Information supplied:
'''

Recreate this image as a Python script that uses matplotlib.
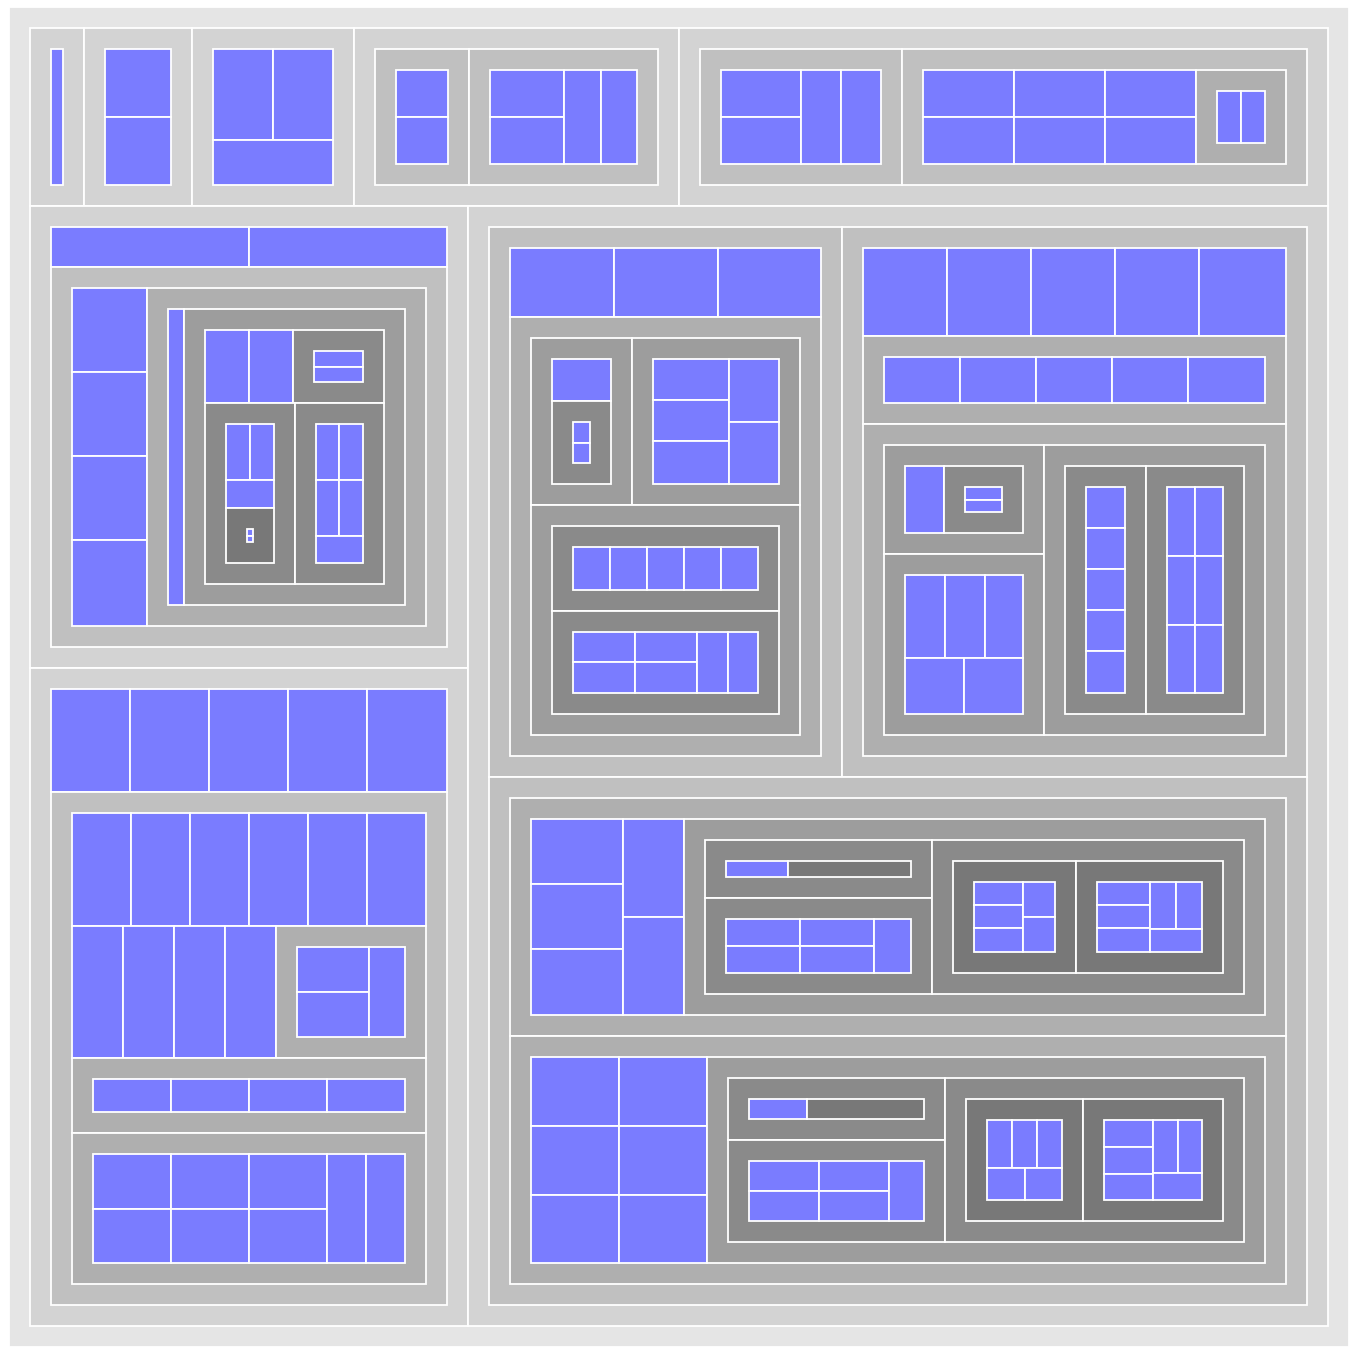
import math
import matplotlib
matplotlib.use("Agg")
import matplotlib.pyplot as plt
from matplotlib.patches import Rectangle

# hierarchy: every leaf counts 1, a nested list is a group
# (children listed in the order they are tiled: smallest first)
a1 = [1]
a2 = [1, 1]
a3 = [1, 1, 1]
a4 = [[1, 1], [1, 1, 1, 1]]
a5 = [[1, 1, 1, 1], [1, 1, 1, 1, 1, 1, [1, 1]]]
e_group = [1, 1, [1, 1], [1, 1, 1, [1, 1]], [1, 1, 1, 1, 1]]
a6 = [1, 1, [1, 1, 1, 1, [1, e_group]]]
a7 = [1, 1, 1, 1, 1,
      [1, 1, 1, 1, 1, 1, 1, 1, 1, 1, [1, 1, 1], [1, 1, 1, 1],
       [1, 1, 1, 1, 1, 1, 1, 1]]]
k_group = [[1, [1, 1]], [1, 1, 1, 1, 1], [[1, 1, 1, 1, 1], [1, 1, 1, 1, 1, 1]]]
i1 = [1, 1, 1, k_group]
i2 = [1, 1, 1, 1, 1, [1, 1, 1, 1, 1], k_group]
i3 = [[1, 1, 1, 1, 1, k_group], [1, 1, 1, 1, 1, 1, k_group]]
a8 = [i1, i2, i3]
tree = [a1, a2, a3, a4, a5, a6, a7, a8]

depth_colors = ['#e5e5e5', '#d3d3d3', '#c0c0c0', '#afafaf', '#9d9d9d', '#8a8a8a', '#787878']
leaf_color = '#7a7cff'

RATIO = 0.5 * (1 + math.sqrt(5))
PAD = 21
SIZE = 1340
OX, OY = 9, 7


def jsround(v):
    return math.floor(v + 0.5)


def total(node):
    if isinstance(node, list):
        return sum(total(c) for c in node)
    return node


def worst(areas, s, u):
    rmin, rmax = float('inf'), 0.0
    for r in areas:
        if not r:
            continue
        rmin = min(rmin, r)
        rmax = max(rmax, r)
    s2, u2 = s * s, u * u
    if not s2 or u2 * rmin == 0:
        return float('inf')
    return max(u2 * rmax * RATIO / s2, s2 / (u2 * rmin * RATIO))


def position(idx, areas, s, u, rect, boxes, flush):
    x, y = rect[0], rect[1]
    v = jsround(s / u) if u else 0
    if u == rect[2]:
        if flush or v > rect[3]:
            v = rect[3]
        for i in idx:
            w = min(rect[0] + rect[2] - x, jsround(areas[i] / v) if v else 0)
            boxes[i] = [x, y, w, v]
            x += w
        boxes[idx[-1]][2] += rect[0] + rect[2] - x
        rect[1] += v
        rect[3] -= v
    else:
        if flush or v > rect[2]:
            v = rect[2]
        for i in idx:
            h = min(rect[1] + rect[3] - y, jsround(areas[i] / v) if v else 0)
            boxes[i] = [x, y, v, h]
            y += h
        boxes[idx[-1]][3] += rect[1] + rect[3] - y
        rect[0] += v
        rect[2] -= v


# squarified tiling with rounding, as in the d3 v3 treemap layout
def squarify(vals, x, y, dx, dy):
    n = len(vals)
    value = sum(vals)
    k = dx * dy / value if value else 0
    areas = [v * k for v in vals]
    rect = [x, y, dx, dy]
    boxes = [None] * n
    row, s, best = [], 0.0, float('inf')
    u = min(dx, dy)
    i = 0
    while i < n:
        row.append(i)
        s += areas[i]
        score = worst([areas[j] for j in row], s, u)
        if score <= best:
            best = score
            i += 1
        else:
            row.pop()
            s -= areas[i]
            position(row, areas, s, u, rect, boxes, False)
            u = min(rect[2], rect[3])
            row, s, best = [], 0.0, float('inf')
    if row:
        position(row, areas, s, u, rect, boxes, True)
    return boxes


def place(node, x, y, dx, dy, depth, out):
    is_group = isinstance(node, list)
    out.append((x, y, dx, dy, depth, is_group))
    if not is_group:
        return
    px, py, pdx, pdy = x + PAD, y + PAD, dx - 2 * PAD, dy - 2 * PAD
    if pdx < 0:
        px += pdx / 2
        pdx = 0
    if pdy < 0:
        py += pdy / 2
        pdy = 0
    vals = [total(c) for c in node]
    for child, b in zip(node, squarify(vals, px, py, pdx, pdy)):
        place(child, b[0], b[1], b[2], b[3], depth + 1, out)


cells = []
place(tree, 0, 0, SIZE, SIZE, 0, cells)

fig = plt.figure(figsize=(13.58, 13.52), dpi=100)
ax = fig.add_axes([0, 0, 1, 1])
ax.set_xlim(0, 1358)
ax.set_ylim(1352, 0)
ax.axis('off')

for x, y, dx, dy, depth, is_group in cells:
    if dx <= 0 or dy <= 0:
        continue
    color = depth_colors[min(depth, len(depth_colors) - 1)] if is_group else leaf_color
    ax.add_patch(Rectangle((x + OX, y + OY), dx, dy,
                           facecolor=color, edgecolor='white', linewidth=1.3))

fig.savefig('out.png', dpi=100)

'''

The request:
Leave out any pictures, please, and quote only the lines from the top of the data through the line that contains "from matplotlib.patches import Rectangle".

Exercise solution:
Recreate this image as a Python script that uses matplotlib.
import math
import matplotlib
matplotlib.use("Agg")
import matplotlib.pyplot as plt
from matplotlib.patches import Rectangle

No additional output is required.